Trufaut, revisited
Sob o aspecto da fábula (isto é, como diz Prof. André Setaro, da narrativa que se desenvolve, do enredo que é contado) J’ai tué ma Mère ficaria meramente no plano do confessionalismo adolescente bem-feito, algo entre Goethe e Musset, acima um pouco do Legião Urbana de Renato Russo – ou, para ser justo, e graças a sua economia formal, estaria a altura dos versos de Cazuza, e nada mais.

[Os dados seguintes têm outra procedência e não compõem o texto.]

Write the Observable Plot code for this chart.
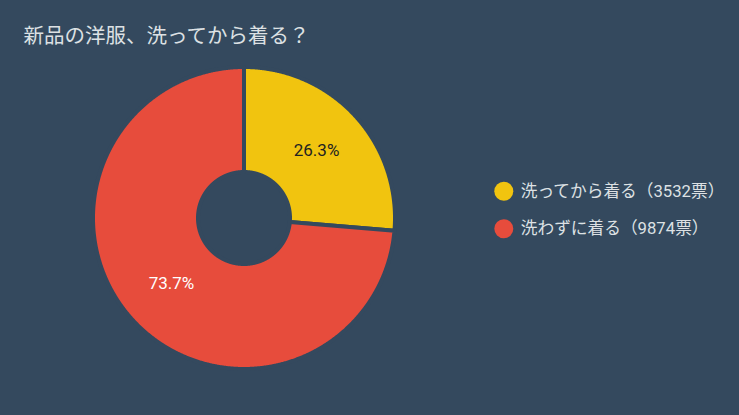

Ocorre que é na estória e não na fábula (isto é: no modus contandi, na estrutura metalinguística que todo filme vela e revela e através da qual a fábula comparece) que Xavier Dolan mostra-se um promissor jovem mestre – e, neste sentido, seu longa de estréia é como O Fabuloso Destino de Amelie Poulain: um filme que será adorado por cinéfilos por motivos que seus fãs não-cinéfilos nem se apercebem; e adorado por não-cinéfilos naquilo que seus fãs cinéfilos detestariam, por vulgaridade.
Amelie Poulain é adorado por seus fãs leigos (o cinéfilo é o clérigo da Religião da Luz) por seu clima onírico e leve. Nem desconfiam a homenagem que há a estética teatralizante do anti-cinema de Sacha Guitry desde o título, e toda deferência que Jean Pierre Jeunet faz ao Realismo Poético da Pathé dos anos 1930, em especial ao díptico de Marcel Carné (Boulevard do Crime / Crianças do Paraíso) e a toda a magistral obra de Jean Vigo (tanto Zero de Conduta quanto Atalante) e Jean Renoir e René Clair (em especial seu primeiro longa sonorizado, Sob Os Tetos De Paris). Assim, Amelie Poulain é um filme a um só tempo sofisticado e tolo. Parafraseando Luis Buñuel a respeito de Metrópolis de Fritz Lang, poderiamos dizer que são “dois filmes, um dentro do outro, que não se misturam, como um casaco de duas faces”.
Com Eu Matei Minha Mãe não acontece exatamente da mesma forma, porque sua escolha temático-fabulatória implica na escolha formal que se fará – enquanto a obra de Jeunet poderia ter escolhido qualquer tema para usar uma roupagem pré-Guerra. E não se pense que o tema é o conflito do adolescente homossexual com sua mãe solteira – esta é apenas uma modulação, fundamental sem dúvida, do tema maior. E seu tema maior é uma reedição do mito fundador do cinema contemporâneo: a pseudo-autobiografia de François Trufaut.
Seu tema é fundamentalmente o do adolescente desajustado, intelectualmente precoce, e de família esgarçada, que só acha redenção numa arte ao mesmo tempo de um século antes (literatura, pintura) e do porvir (o fotograma, no caso de Antoine Doinel, o digital no caso de Hubert da película em questão), erudita e popularesca: o cinema. Mas, isto só fica evidente pelas escolhas formais, da estória e não da fabula, que Dolan faz: a referência a Jackson Pollock, a literatura do início do romantismo francês e a Jean Genet, o cabelo e gestual ao modo de Warren Beatty em Clamor do Sexo, a profusão de imagens de James Dean e Jeane Moreau – coisa que o gostador de filmes jamais perceberá, mas o cinéfilo devoto reconhece como a uma oração gregoriana. A relação entre as duas obras é tão clara que a cena final de ambos se dá no mesmo cenário: em Os Incompreendidos, de Trufa, com Jean Pierre Leaud correndo sem rumo por um descampado a beira-mar; no filme de Dolan, imagens dele como criança fazendo o mesmo, só que acompanhado da mãe, e depois ele já adulto, sentado num rochedo ao lado da mesma.
Diferente de Doinel, contudo, Hubert não é uma criança perdida de uma mãe que pouco lhe dá atenção e passa mais tempo com amantes ou vagando desempregada; nem tem aquela heterossexualidade sempre em descoberta, sempre acidentada e da ordem do malogro, que o alter-ego de Trufaut tem. Ao alter-ego de Xavier Dolan não há dúvidas sobre seu desejo (embora haja sobre seu gozo), e sequer sua homossexualidade é uma questão; antes de ser uma criança abandonada, largada involuntariamente as ruas de Paris, é um menino mimado de subúrbio. É um menor ou maior que o outro, em escala de valor moral? Não creio. Importa antes saber que um e outro nos mostram que a Era que criou a Adolescência também criou a única tecnologia que nos pode fazer suportá-la e superá-la: o cinematógrafo e sua contraparte, a sala escura.
Afinal, nos diz Jean-Luc Godard em seu último filme assistível (Elogio do Amor de Qualquer Coisa): “A verdade é que não existem adultos”.